Software is posing increasing safety risk.

The increased level of risk in software is due to many interrelated and complex factors, such as:

Increased usage of computers / software.
Increased dependency on computers / software..
Increased application to safety critical uses.
Significant difficulty developing software.
Significant difficulty preventing software bugs and errors.

Software has many unique characteristics that make it difficult to work with.

The very unique nature of software makes it difficult to completely understand, and even more difficult to visualize all the possible ways software can perform or fail to perform.

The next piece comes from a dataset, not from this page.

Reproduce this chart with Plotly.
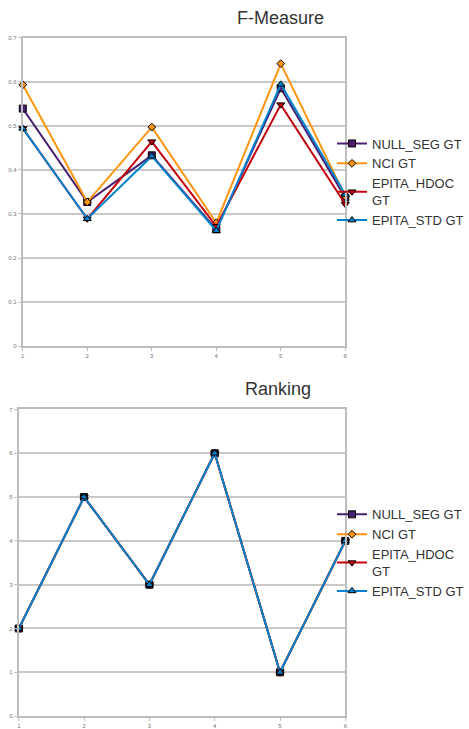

Some of the unique characteristics of software include:

Software is an abstract concept in that it is a set of instructions on a piece of paper or in computer memory. It can be torn apart and analyzed in piece parts like hardware, yet unlike hardware it is not a physical entity with physical characteristics which must comply with the laws of nature (i.e., physics and chemistry).
Since software is not a physical entity it does not wear out or degrade over time. This means that software does not have any failure modes per se. Once developed it always works the same without variation
Unlike hardware, once a software program is developed it can be duplicated or manufactured into many copies without any manufacturing variations.
Software is much easier to change than is hardware. For this reason many system fixes are made by modifying the software rather than the hardware.
There are no standard parts in software as there are with hardware. Therefore there are no high reliability software modules, and no industry alerts on poor quality software items.
If software has anything which even resembles a failure mode, it is in the area of hardware induced failures.
Hardware reliability prediction is based upon random failures, whereas software reliability prediction is based upon the theory that predestined errors exist in the software program.
Hardware reliability modeling is well established, however, there is no uniform, accurate or practical approach to predicting and measuring software reliability.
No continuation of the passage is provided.